Notes

The Audition

Everyone building with AI is fighting to keep a face consistent. Almost nobody asks the first question, which is whether the face can act at all.

Everyone building with AI video right now is fighting the same fight. They want the face to stay the same from one shot to the next. Consistency. It's all over the threads, the tools are built around it, and the worry never quite goes away, because the face slips the second you look away from it.

I think it's the wrong fight to pick first.

Before you worry about whether a face will stay the same, there's a harder question worth asking. Can this face actually act. Can it hold a real performance and still come back as itself on the other side. That one comes first, and almost nobody asks it, because the tools never made them. In film you ask it on the first day. You audition before you cast. You bring a face in, you push it a little, and you watch what happens when it's under some pressure. The point was never to look at the face. You already saw the headshot. The point is to find out whether the person is still there once you ask them to feel something.

So that's what I did. Not a consistency test. An audition.

One invented face, and then the plain things you'd ask of any actor reading for you. Sit neutral. Give me a real smile. Now grief. Now anger. Now fear. Turn to profile. Nothing else moves the whole time. Same light, same distance, same plain wall behind her. The only thing allowed to change is what the face is doing. That part matters, because if you let the light and the lens move too, you can hide almost anything. Hold it all still and the face has nowhere left to hide.

Then you just look.

Two rows of six headshots. The top row is the same woman through neutral, smile, grief, anger, fear, and profile. The bottom row is a different man in every frame.
One face that holds, one that does not

Top row is one woman. Neutral, then joy, then grief, then anger, then fear, and then she turns away. She's the same person in every single frame. The cheekbones, the set of the eyes, the freckles across the nose, all of it stays put while the feeling moves through her. You believe it's one actor doing six things, because it is.

Bottom row got the exact same asks. And it comes back a different man every time.

Here's the part I want you to sit with, because most people have it backwards. The bottom row isn't bad at feeling. Look at him. He smiles, he cries, those are real tears, he's genuinely scared in the one where his eyes go wide. The emotion is all there. He's just not the same person twice. The grief is one man and the fear is another and the smile is a third. Range with nobody home. That's not a character.
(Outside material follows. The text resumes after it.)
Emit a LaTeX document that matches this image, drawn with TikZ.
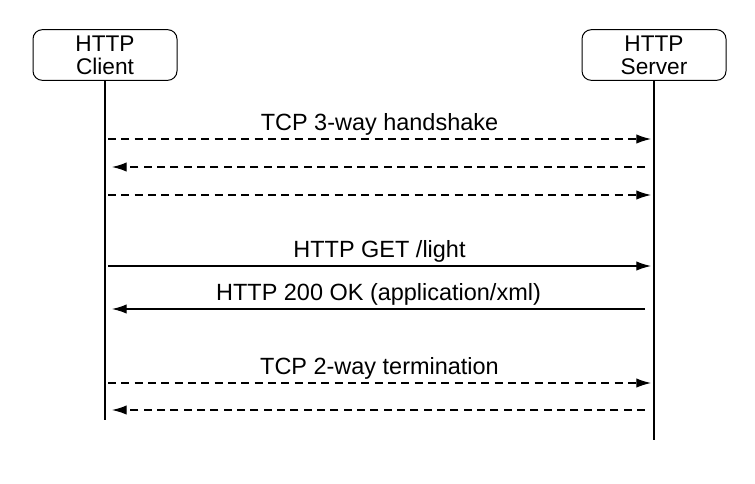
\documentclass[tikz,border=0pt]{standalone}
\usepackage{fontspec}
\setmainfont{Liberation Sans}
\usetikzlibrary{arrows.meta}

\tikzset{every picture/.style={line width=0.75pt}}
\tikzset{
  actor/.style={draw, rounded corners=7pt, minimum width=108pt, minimum height=38pt,
    inner sep=0pt, align=center, font=\fontsize{17}{17.5}\selectfont},
  life/.style={line width=1pt},
  msg/.style={line width=0.9pt, -{Latex[length=11pt,width=7pt]}},
  dashmsg/.style={msg, dash pattern={on 6pt off 4pt}},
  msgtext/.style={font=\fontsize{17.6}{19}\selectfont, inner sep=0pt, above=2.5pt}
}

\begin{document}
\begin{tikzpicture}[x=0.75pt,y=0.75pt,yscale=-1,xscale=1]
\useasboundingbox (0,0) rectangle (755,483);

%Actors
\node [actor] (client) at (105,55) {HTTP\\Client};
\node [actor] (server) at (654,55) {HTTP\\Server};

%Lifelines
\coordinate (client end) at (105,420);
\coordinate (server end) at (654,440);
\draw [life] (client) -- (client end);
\draw [life] (server) -- (server end);

%Message ends
\foreach \n/\y/\xa/\xb in {a/139/108/651, b/167/112/645, c/195/108/651,
  d/266/108/651, e/309/112/645, f/383/108/651, g/410/112/645} {
  \coordinate (c\n) at (\xa,\y);
  \coordinate (s\n) at (\xb,\y);
}

%TCP handshake
\draw [dashmsg] (ca) -- node [msgtext] (hs) {TCP 3-way handshake} (sa);
\draw [dashmsg] (sb) -- (cb);
\draw [dashmsg] (cc) -- (sc);

%HTTP request and response
\draw [msg] (cd) -- node [msgtext] (get) {HTTP GET /light} (sd);
\draw [msg] (se) -- node [msgtext] (ok) {HTTP 200 OK (application/xml)} (ce);

%TCP termination
\draw [dashmsg] (cf) -- node [msgtext] (term) {TCP 2-way termination} (sf);
\draw [dashmsg] (sg) -- (cg);

\end{tikzpicture}
\end{document}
That's a casting call that never ended.

And that's the trap nobody really warns you about, because everyone's busy staring at the consistency problem instead. People picture the failure as a face going blurry or wrong. It usually isn't. It looks like this. Six convincing, deeply felt, completely different people. Every frame is fine on its own. Line them up and the character is just gone.

So why does the top face hold when the bottom one comes apart.

It's the same thing a good casting director could tell you in about five seconds. Structure. The top face has landmarks. The cheekbones, the strong line of the nose, the freckles sitting in one specific pattern. When a big expression yanks everything around, those are the things the face can come home to. She can twist into a snarl or fold into grief and still resolve back to the same woman, because the bones underneath are loud enough to read straight through the emotion.

The bottom face has none of that to hold onto. Smooth, even, easy to like, the kind of face that looks great in a single neutral frame and wins you over in the headshot. But there's nothing to return to. No anchor. So the moment it has to do something, it drifts, and the next strong expression tugs it somewhere else again, and you end up with six strangers.

This is old knowledge, honestly. It's why casting was never just about who photographs well in a still. The faces that work on screen are the ones that read, the ones with something specific in them, because those are the faces that survive being directed. The flawless average face is the one that quietly lets you down the second it has to carry a scene. Directors figured this out a hundred years ago. The generation crowd is about to learn it again, one drifting edit at a time.

Here's the practical version, and it barely costs you anything.

Audition the face before you lock it. Before you build a whole project on a character, run them through the range. Make them smile, make them grieve, make them rage, make them turn away. Lay the results in a row and look. If the same person keeps coming back, you've got a character, and your consistency problem just got a lot smaller, because the face wants to stay itself. If six people come back instead, at least you found out now. Not after you've cut twenty scenes around a face that was never going to hold. Now, while it still only costs you an afternoon.

Consistency is downstream of casting. That's really the whole point. Everyone's trying to fix at the end what they should've settled at the start. They lock a face because it looked good in one frame, then spend the rest of the project fighting to hold something that was never built to hold. The answer isn't a better consistency tool. It's a better audition.

Cast a face that can act, and most of the consistency takes care of itself. Cast one that can't, and nothing downstream is going to save it.

You can always tell the work that auditioned. The face is doing the work, it's the same face doing it, and after a moment you stop thinking about the face at all and just watch the person. That's the whole game. The second the audience starts thinking about the face, you've lost them. A face that holds is one they forget to question.

So before the next character, bring the face in. Ask them to feel something. See who walks back out.